Rock on, Lisa. Rock on.

5 Comments
  1. January 13, 2014 08:40

    People are gross. The mistake that the writers of those opinion pieces make is their idea that it is any of their business to criticize. Their opinion pieces is their way of making it all about themselves. They are too dense to realize that Lisa’s blog, her words, are for her. That’s her space. Leave it alone.

  2. kizzbeth permalink
    January 13, 2014 11:31

    I agree with Cindy, it says so much more about them than about Lisa? Is it making them uncomfortable? Do they want to look away? Tough noogies! Lisa can’t look away and anyone who respects her will understand why she’s embracing that. Damn.

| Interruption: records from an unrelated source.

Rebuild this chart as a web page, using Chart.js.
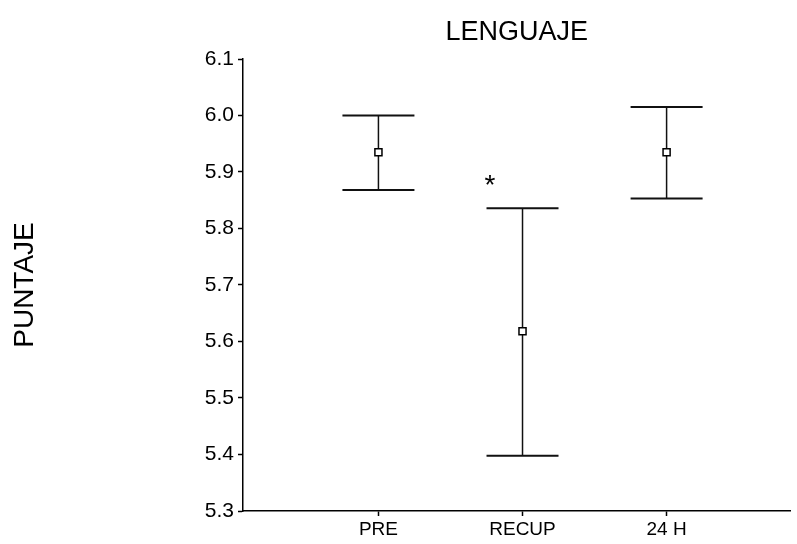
<!DOCTYPE html>
<html>
<head>
<meta charset="utf-8">
<script src="https://cdn.jsdelivr.net/npm/chart.js@4/dist/chart.umd.min.js"></script>
<style>
    html, body { margin: 0; padding: 0; background: #fff; }
    #wrap { width: 797px; height: 544px; }
</style>
</head>
<body>
<div id="wrap"><canvas id="grafico"></canvas></div>
<script>
// Datos de la gráfica
const categorias = ["PRE", "RECUP", "24 H"];
const posiciones = [1, 2, 3];
const medias = [5.935, 5.618, 5.935];
const limiteSup = [6.000, 5.836, 6.015];
const limiteInf = [5.868, 5.398, 5.853];
const marcaSignif = ["", "*", ""];
const ticksY = [5.3, 5.4, 5.5, 5.6, 5.7, 5.8, 5.9, 6.0, 6.1];

const fuente = "'Liberation Sans', Arial, sans-serif";

// barras de error dibujadas con las escalas del grafico
const barrasError = {
    id: 'barrasError',
    beforeDatasetsDraw(chart) {
        const ctx = chart.ctx;
        const x = chart.scales.x;
        const y = chart.scales.y;
        const medioCap = 36;
        ctx.save();
        ctx.strokeStyle = '#111';
        posiciones.forEach((p, i) => {
            const px = x.getPixelForValue(p);
            const yTop = y.getPixelForValue(limiteSup[i]);
            const yBot = y.getPixelForValue(limiteInf[i]);
            ctx.lineWidth = 1.5;
            ctx.beginPath();
            ctx.moveTo(px, yTop);
            ctx.lineTo(px, yBot);
            ctx.stroke();
            ctx.lineWidth = 2;
            ctx.beginPath();
            ctx.moveTo(px - medioCap, yTop);
            ctx.lineTo(px + medioCap, yTop);
            ctx.moveTo(px - medioCap, yBot);
            ctx.lineTo(px + medioCap, yBot);
            ctx.stroke();
        });
        ctx.restore();
    },
    afterDatasetsDraw(chart) {
        const ctx = chart.ctx;
        const x = chart.scales.x;
        const y = chart.scales.y;
        ctx.save();
        ctx.fillStyle = '#000';
        ctx.font = "28px " + fuente;
        ctx.textAlign = 'center';
        ctx.textBaseline = 'middle';
        posiciones.forEach((p, i) => {
            if (!marcaSignif[i]) return;
            const px = x.getPixelForValue(p - 0.226);
            const py = y.getPixelForValue(limiteSup[i]) - 22;
            ctx.fillText(marcaSignif[i], px, py);
        });
        ctx.restore();
    }
};

const ctx = document.getElementById('grafico').getContext('2d');

new Chart(ctx, {
    type: 'scatter',
    data: {
        datasets: [{
            label: 'Media',
            data: posiciones.map((p, i) => ({ x: p, y: medias[i] })),
            pointStyle: 'rect',
            pointRadius: 5,
            pointBackgroundColor: '#fff',
            pointBorderColor: '#000',
            pointBorderWidth: 1.5
        }]
    },
    options: {
        responsive: true,
        maintainAspectRatio: false,
        animation: false,
        layout: { padding: { left: 0, right: 0, top: 0, bottom: 0 } },
        plugins: {
            legend: { display: false },
            tooltip: { enabled: false },
            title: {
                display: true,
                text: 'LENGUAJE',
                color: '#000',
                fullSize: false,
                font: { family: fuente, size: 27, weight: 'normal' },
                padding: { top: 16, bottom: 10.6 }
            }
        },
        scales: {
            x: {
                type: 'linear',
                min: 0.06,
                max: 3.86,
                afterBuildTicks: (scale) => {
                    scale.ticks = posiciones.map(v => ({ value: v }));
                },
                afterFit: (scale) => { scale.height = 33; },
                grid: { display: true, drawOnChartArea: false, tickLength: 5, tickColor: '#000', tickWidth: 1.5 },
                border: { color: '#000', width: 1.5 },
                ticks: {
                    color: '#000',
                    padding: 2,
                    maxRotation: 0,
                    autoSkip: false,
                    font: { family: fuente, size: 19 },
                    callback: (v) => categorias[posiciones.indexOf(v)] || ''
                }
            },
            y: {
                min: 5.3,
                max: 6.1,
                afterBuildTicks: (scale) => {
                    scale.ticks = ticksY.map(v => ({ value: v }));
                },
                afterFit: (scale) => { scale.width = 243; },
                grid: { display: true, drawOnChartArea: false, tickLength: 5, tickColor: '#000', tickWidth: 1.5 },
                border: { color: '#000', width: 1.5 },
                ticks: {
                    color: '#000',
                    padding: 4,
                    font: { family: fuente, size: 21 },
                    callback: (v) => Number(v).toFixed(1)
                },
                title: {
                    display: true,
                    text: 'PUNTAJE',
                    color: '#000',
                    font: { family: fuente, size: 28, weight: 'normal' },
                    padding: { top: 8, bottom: 0 }
                }
            }
        }
    },
    plugins: [barrasError]
});
</script>
</body>
</html>
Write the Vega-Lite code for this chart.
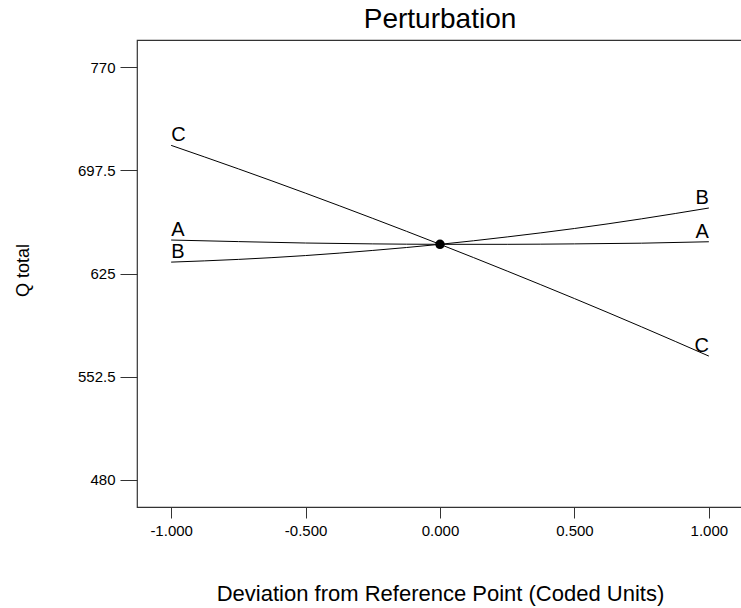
{
  "$schema": "https://vega.github.io/schema/vega-lite/v6.json",
  "autosize": {"type": "none"},
  "padding": {"left": 137, "top": 40, "right": 0, "bottom": 101},
  "width": 606,
  "height": 467,
  "background": "white",
  "config": {
    "font": "Liberation Sans",
    "view": {"stroke": "#333333", "strokeWidth": 1.2}
  },
  "title": {
    "text": "Perturbation",
    "fontSize": 28,
    "fontWeight": "normal",
    "font": "Liberation Sans",
    "color": "black",
    "anchor": "middle",
    "baseline": "bottom",
    "offset": -22
  },
  "datasets": {
    "curves": [
      {"factor": "A", "x": -1, "q": 648.5},
      {"factor": "A", "x": -0.75, "q": 647.4},
      {"factor": "A", "x": -0.5, "q": 646.4},
      {"factor": "A", "x": -0.25, "q": 645.8},
      {"factor": "A", "x": 0, "q": 645.5},
      {"factor": "A", "x": 0.25, "q": 645.5},
      {"factor": "A", "x": 0.5, "q": 645.8},
      {"factor": "A", "x": 0.75, "q": 646.3},
      {"factor": "A", "x": 1, "q": 647.3},
      {"factor": "B", "x": -1, "q": 633.0},
      {"factor": "B", "x": -0.75, "q": 634.9},
      {"factor": "B", "x": -0.5, "q": 637.6},
      {"factor": "B", "x": -0.25, "q": 641.2},
      {"factor": "B", "x": 0, "q": 645.5},
      {"factor": "B", "x": 0.25, "q": 650.7},
      {"factor": "B", "x": 0.5, "q": 656.6},
      {"factor": "B", "x": 0.75, "q": 663.4},
      {"factor": "B", "x": 1, "q": 671.0},
      {"factor": "C", "x": -1, "q": 715.0},
      {"factor": "C", "x": -0.75, "q": 698.5},
      {"factor": "C", "x": -0.5, "q": 681.4},
      {"factor": "C", "x": -0.25, "q": 663.7},
      {"factor": "C", "x": 0, "q": 645.5},
      {"factor": "C", "x": 0.25, "q": 626.7},
      {"factor": "C", "x": 0.5, "q": 607.4},
      {"factor": "C", "x": 0.75, "q": 587.5},
      {"factor": "C", "x": 1, "q": 567.0}
    ],
    "labels": [
      {"factor": "A", "side": "left", "x": -1, "q": 648.5},
      {"factor": "B", "side": "left", "x": -1, "q": 633.0},
      {"factor": "C", "side": "left", "x": -1, "q": 715.0},
      {"factor": "A", "side": "right", "x": 1, "q": 647.3},
      {"factor": "B", "side": "right", "x": 1, "q": 671.0},
      {"factor": "C", "side": "right", "x": 1, "q": 567.0}
    ],
    "center": [{"x": 0, "q": 645.5}]
  },
  "encoding": {
    "x": {
      "field": "x",
      "type": "quantitative",
      "scale": {"domain": [-1.127, 1.127], "nice": false, "zero": false},
      "axis": {
        "title": "Deviation from Reference Point (Coded Units)",
        "titleFont": "Liberation Sans",
        "titleFontSize": 22,
        "titleFontWeight": "normal",
        "titleColor": "black",
        "titleBaseline": "middle",
        "titleY": 86,
        "values": [-1, -0.5, 0, 0.5, 1],
        "labelExpr": "replace(format(datum.value, '.3f'), '\u2212', '-')",
        "labelFontSize": 15,
        "labelColor": "black",
        "labelPadding": 5,
        "tickSize": 11,
        "tickColor": "#333333",
        "domain": false,
        "grid": false
      }
    },
    "y": {
      "field": "q",
      "type": "quantitative",
      "scale": {"domain": [461, 789], "nice": false, "zero": false},
      "axis": {
        "title": "Q total",
        "titleFont": "Liberation Sans",
        "titleFontSize": 18,
        "titleFontWeight": "normal",
        "titleColor": "black",
        "titleAngle": -90,
        "titleAlign": "center",
        "titleBaseline": "middle",
        "titleX": -114,
        "titleY": 230,
        "values": [480, 552.5, 625, 697.5, 770],
        "labelExpr": "'' + datum.value",
        "labelFontSize": 15,
        "labelColor": "black",
        "labelPadding": 5,
        "tickSize": 17,
        "tickColor": "#333333",
        "domain": false,
        "grid": false
      }
    }
  },
  "layer": [
    {
      "data": {"name": "curves"},
      "mark": {"type": "line", "color": "black", "strokeWidth": 1, "interpolate": "monotone"},
      "encoding": {"detail": {"field": "factor"}}
    },
    {
      "data": {"name": "labels"},
      "transform": [{"filter": "datum.side === 'left'"}],
      "mark": {"type": "text", "align": "left", "baseline": "alphabetic", "dy": -4, "fontSize": 20, "color": "black", "font": "Liberation Sans"},
      "encoding": {"text": {"field": "factor"}}
    },
    {
      "data": {"name": "labels"},
      "transform": [{"filter": "datum.side === 'right'"}],
      "mark": {"type": "text", "align": "right", "baseline": "alphabetic", "dy": -4, "fontSize": 20, "color": "black", "font": "Liberation Sans"},
      "encoding": {"text": {"field": "factor"}}
    },
    {
      "data": {"name": "center"},
      "mark": {"type": "point", "filled": true, "color": "black", "size": 90, "opacity": 1}
    }
  ]
}
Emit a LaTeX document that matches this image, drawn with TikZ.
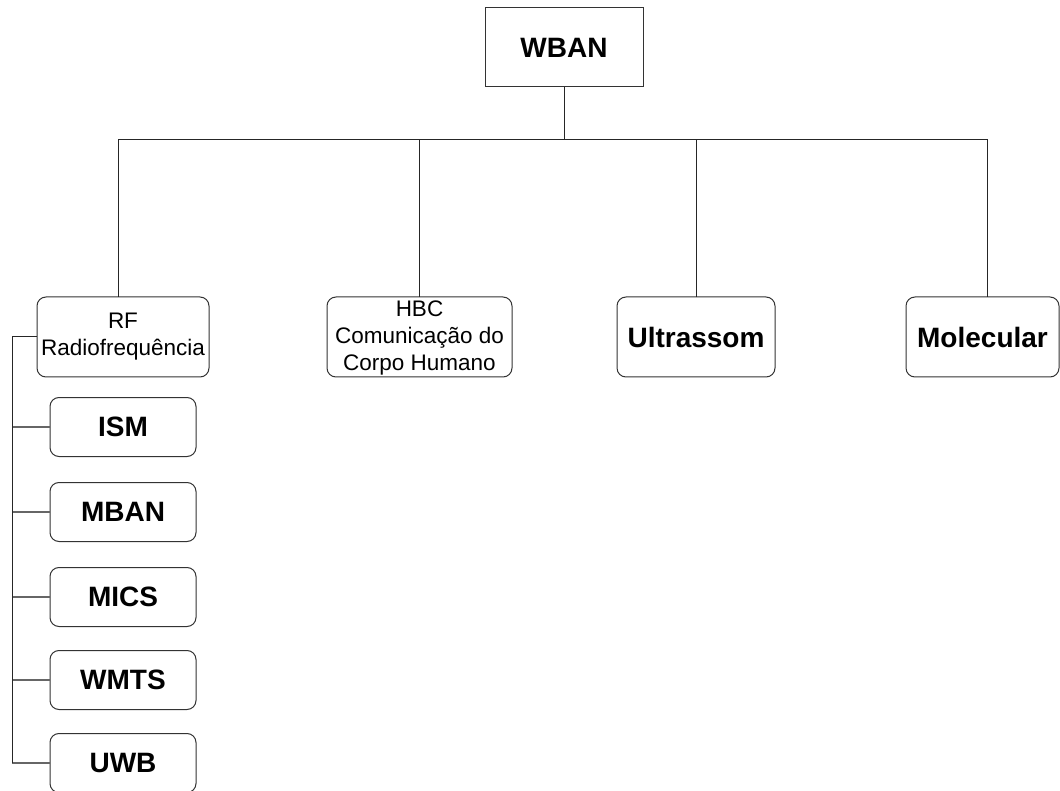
\documentclass[tikz,border=0pt]{standalone}
\usepackage{fontspec}
\setmainfont{Liberation Sans}
\begin{document}
\begin{tikzpicture}[x=1pt,y=-1pt,
  every node/.style={inner sep=0pt, outer sep=0pt},
  rootbox/.style={draw=black!80, line width=1pt, fill=white},
  catbox/.style={draw=black!80, line width=1pt, rounded corners=9pt, fill=white},
  boldlbl/.style={font=\fontsize{28}{32}\selectfont\bfseries},
  plainlbl/.style={font=\fontsize{22.5}{27}\selectfont, align=center},
  link/.style={draw=black!85, line width=1pt},
  sublink/.style={draw=black!60, line width=1.2pt}]
\useasboundingbox (0,0) rectangle (1060,791);

% root
\node[rootbox, boldlbl, minimum width=158pt, minimum height=79pt] (wban) at (564,47.5) {WBAN};

% first level
\node[catbox, minimum width=172pt, minimum height=80pt] (rf) at (123,337) {};
\node[plainlbl] at (123,337) {RF\\Radiofrequência};
\node[catbox, minimum width=185pt, minimum height=80pt] (hbc) at (419.5,337) {};
\node[plainlbl] at (419.5,338) {HBC\\Comunicação do\\Corpo Humano};
\node[catbox, boldlbl, minimum width=158pt, minimum height=80pt] (ultra) at (696,337) {Ultrassom};
\node[catbox, boldlbl, minimum width=153pt, minimum height=80pt] (mol) at (982.5,337) {Molecular};

% bus
\coordinate (bus) at (564,140);
\draw[link] (wban.south) -- (bus);
\draw[link] (118,297) |- (bus);
\draw[link] (bus) -| (987,297);
\draw[link] (hbc.north) -- (419.5,140);
\draw[link] (ultra.north) -- (696,140);

% RF bands
\foreach \name/\lbl/\y in {ism/ISM/427, mban/MBAN/512, mics/MICS/597, wmts/WMTS/680, uwb/UWB/763}{
  \node[catbox, boldlbl, minimum width=146pt, minimum height=59pt] (\name) at (123,\y) {\lbl};
  \draw[sublink] (\name.west) -- (12,\y);
}
\coordinate (rail) at (12,337);
\draw[link] (rf.west) -- (rail) -- (12,763);
\end{tikzpicture}
\end{document}
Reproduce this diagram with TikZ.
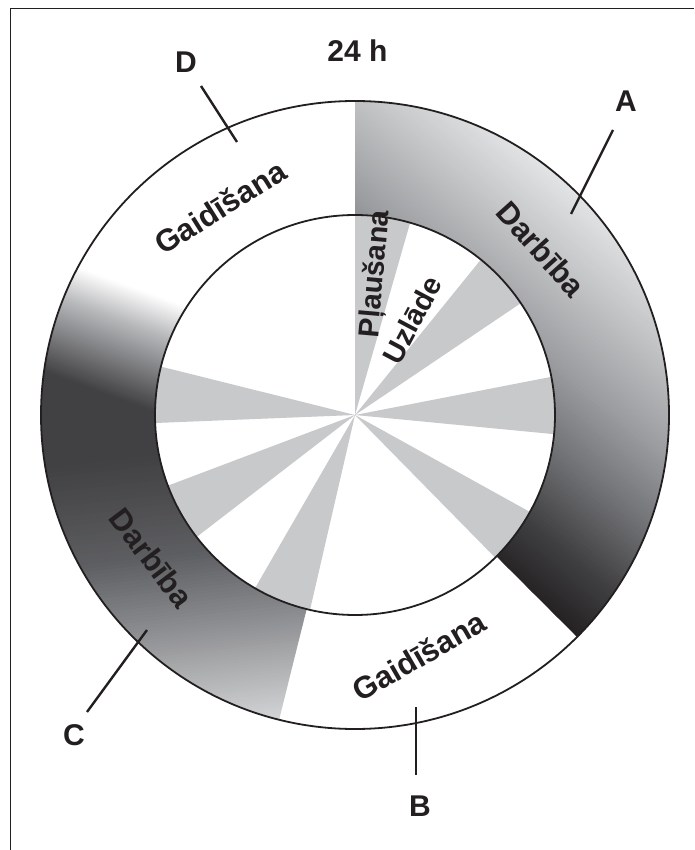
\documentclass[tikz,border=0pt]{standalone}
\usepackage{fontspec}
\setmainfont{Liberation Sans}
\definecolor{ink}{HTML}{231F20}
\definecolor{ray}{HTML}{C8C9CB}
\definecolor{Ac0}{HTML}{E6E7E8}
\definecolor{Ac1}{HTML}{C4C5C7}
\definecolor{Ac2}{HTML}{9C9DA0}
\definecolor{Ac3}{HTML}{707174}
\definecolor{Ac4}{HTML}{3F3F41}
\definecolor{Ac5}{HTML}{231F20}
\definecolor{Cc0}{HTML}{FFFFFF}
\definecolor{Cc1}{HTML}{B8B9BB}
\definecolor{Cc2}{HTML}{88898C}
\definecolor{Cc3}{HTML}{414042}
\definecolor{Lc0}{HTML}{414042}
\definecolor{Lc1}{HTML}{5D5E61}
\definecolor{Lc2}{HTML}{8A8B8E}
\definecolor{Lc3}{HTML}{B3B4B6}
\definecolor{Lc4}{HTML}{D2D3D5}
\tikzset{
  ringtxt/.style={text=ink, font=\bfseries\fontsize{31}{31}\selectfont, inner sep=0pt},
  innertxt/.style={text=ink, font=\bfseries\fontsize{29}{29}\selectfont, inner sep=0pt},
  lbl/.style={text=ink, font=\bfseries\fontsize{30}{30}\selectfont, inner sep=0pt, anchor=base},
  leader/.style={draw=ink, line width=2.4pt},
  ringline/.style={draw=ink, line width=1.8pt},
}
\begin{document}
\begin{tikzpicture}[x=1pt,y=1pt,line join=round]
\useasboundingbox (-355,-435) rectangle (339,415);
\fill[white] (-355,-435) rectangle (339,415);
% frame
\draw[ink, line width=1.5pt] (-344.5,-435) -- (-344.5,406.5) -- (339,406.5);
% rays
\foreach \a/\b in {74/90, 34/51, -5.5/11, -45.5/-29, -120/-103, 200.7/217.6, 166/182.3}
  \fill[ray] (0,0) -- (\a:200) arc[start angle=\a, end angle=\b, radius=200] -- cycle;
% sector A (Darbiba, right)
\begin{scope}
\clip (90:314) arc[start angle=90,end angle=-45,radius=314] -- (-45:200) arc[start angle=-45,end angle=90,radius=200] -- cycle;
\begin{scope}[rotate=-130]
 \fill[Ac0] (-500,-400) rectangle (-319,400);
 \foreach \sa/\sb/\ca/\cb in {-320/-250/Ac0/Ac1, -250/-170/Ac1/Ac2, -170/-100/Ac2/Ac3, -100/-30/Ac3/Ac4, -30/30/Ac4/Ac5}{
   \foreach \k in {0,...,19}{
     \pgfmathsetmacro\xa{\sa+(\sb-\sa)*\k/20}
     \pgfmathsetmacro\xb{\sa+(\sb-\sa)*(\k+1)/20+0.8}
     \pgfmathsetmacro\pp{100*(\k+0.5)/20}
     \fill[\cb!\pp!\ca] (\xa,-400) rectangle (\xb,400);
   }
 }
 \fill[Ac5] (30,-400) rectangle (500,400);
\end{scope}
\end{scope}
% sector C (Darbiba, left), upper part: fade from white
\begin{scope}
\clip (148:314) arc[start angle=148,end angle=191,radius=314] -- (191:200) arc[start angle=191,end angle=148,radius=200] -- cycle;
\begin{scope}[rotate=-110]
 \foreach \sa/\sb/\ca/\cb in {-44/-9/Cc0/Cc1, -9/21/Cc1/Cc2, 21/66/Cc2/Cc3}{
   \foreach \k in {0,...,19}{
     \pgfmathsetmacro\xa{\sa+(\sb-\sa)*\k/20}
     \pgfmathsetmacro\xb{\sa+(\sb-\sa)*(\k+1)/20+0.8}
     \pgfmathsetmacro\pp{100*(\k+0.5)/20}
     \fill[\cb!\pp!\ca] (\xa,-400) rectangle (\xb,400);
   }
 }
 \fill[Cc3] (65.5,-400) rectangle (500,400);
\end{scope}
\end{scope}
% sector C, lower part: dark to light
\begin{scope}
\clip (190:314) arc[start angle=190,end angle=256,radius=314] -- (256:200) arc[start angle=256,end angle=190,radius=200] -- cycle;
\begin{scope}[rotate=-83.4]
 \fill[Lc0] (-500,-400) rectangle (17.5,400);
 \foreach \sa/\sb/\ca/\cb in {17/118/Lc0/Lc1, 118/188/Lc1/Lc2, 188/247/Lc2/Lc3, 247/292/Lc3/Lc4}{
   \foreach \k in {0,...,19}{
     \pgfmathsetmacro\xa{\sa+(\sb-\sa)*\k/20}
     \pgfmathsetmacro\xb{\sa+(\sb-\sa)*(\k+1)/20+0.8}
     \pgfmathsetmacro\pp{100*(\k+0.5)/20}
     \fill[\cb!\pp!\ca] (\xa,-400) rectangle (\xb,400);
   }
 }
 \fill[Lc4] (291.5,-400) rectangle (500,400);
\end{scope}
\end{scope}
% ring outlines
\draw[ringline] (0,0) circle[radius=314];
\draw[ringline] (0,0) circle[radius=200];
% ring texts
\node[ringtxt, rotate=32] (gtop) at (-135,208) {Gaidīšana};
\node[ringtxt, rotate=-48] (dright) at (186,166) {Darbība};
\node[ringtxt, rotate=-53] (dleft) at (-203.5,-143) {Darbība};
\node[ringtxt, rotate=30] (gbot) at (64,-241) {Gaidīšana};
\node[innertxt, rotate=85] (plau) at (21,141) {Pļaušana};
\node[innertxt, rotate=62] (uzl) at (57,95) {Uzlāde};
% labels
\node[lbl] (h24) at (2.5,353) {24 h};
\node[lbl] (A) at (271,303) {A};
\node[lbl] (B) at (65,-401) {B};
\node[lbl] (C) at (-281,-330) {C};
\node[lbl] (D) at (-169,342) {D};
% leader lines
\coordinate (a1) at (216,201); \coordinate (a2) at (258,285);
\coordinate (b1) at (61,-292); \coordinate (b2) at (61,-360);
\coordinate (c1) at (-208,-215); \coordinate (c2) at (-268,-297);
\coordinate (d1) at (-118,273); \coordinate (d2) at (-154,329);
\draw[leader] (a1) -- (a2);
\draw[leader] (b1) -- (b2);
\draw[leader] (c1) -- (c2);
\draw[leader] (d1) -- (d2);
\end{tikzpicture}
\end{document}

  3. January 13, 2014 12:25

    Great piece, Suebob. Maybe their gripe should be with the unseen force that makes them read Lisa’s tweets (when they so very much don’t want to) instead of with Lisa. The sheer audacity of them to think they have a right to sneer. To dictate how a person should face death. Or what they do to try to stay alive.
    As if there’s some proper decorum to follow.
    Anyway, time assures they too will approach that threshold, I wonder what their version of stoic discipline will look like. Especially now that they’ve set themselves up.
    Shameful.
    Sending out a healing prayer to Lisa, and anybody else that needs one,
    Marius

  4. Darlene permalink
    January 15, 2014 10:11

    Lisa has invited us into her life. The desire to share the most intimate details of her fight is, to me, completely understandable. In 2008, before Social Media is what it is today, I spent months documenting my sister’s battle with cancer – via an email list. It made me feel that the combined positive energy “out there” would somehow help by surrounding her with healing thoughts. Don’t get me wrong, I’m not into crystals and such (although my sis was). But I can relate to the sharing aspect of all of this. As for the minute details of Lisa’s treatment – this is her day to day life at this time. Learn from it.

    This past weekend I lost a gentleman from overseas that I followed on Twitter. I interacted very infrequently with he and his wife during his illness. My tweet to him, upon hearing he was not doing well, was the last Tweet he favorited. I hope he felt that love and acceptance I was sending.

  5. January 20, 2014 18:08

    Why would anyone criticize this person for expressing what her ordeal is like? I just don’t get it.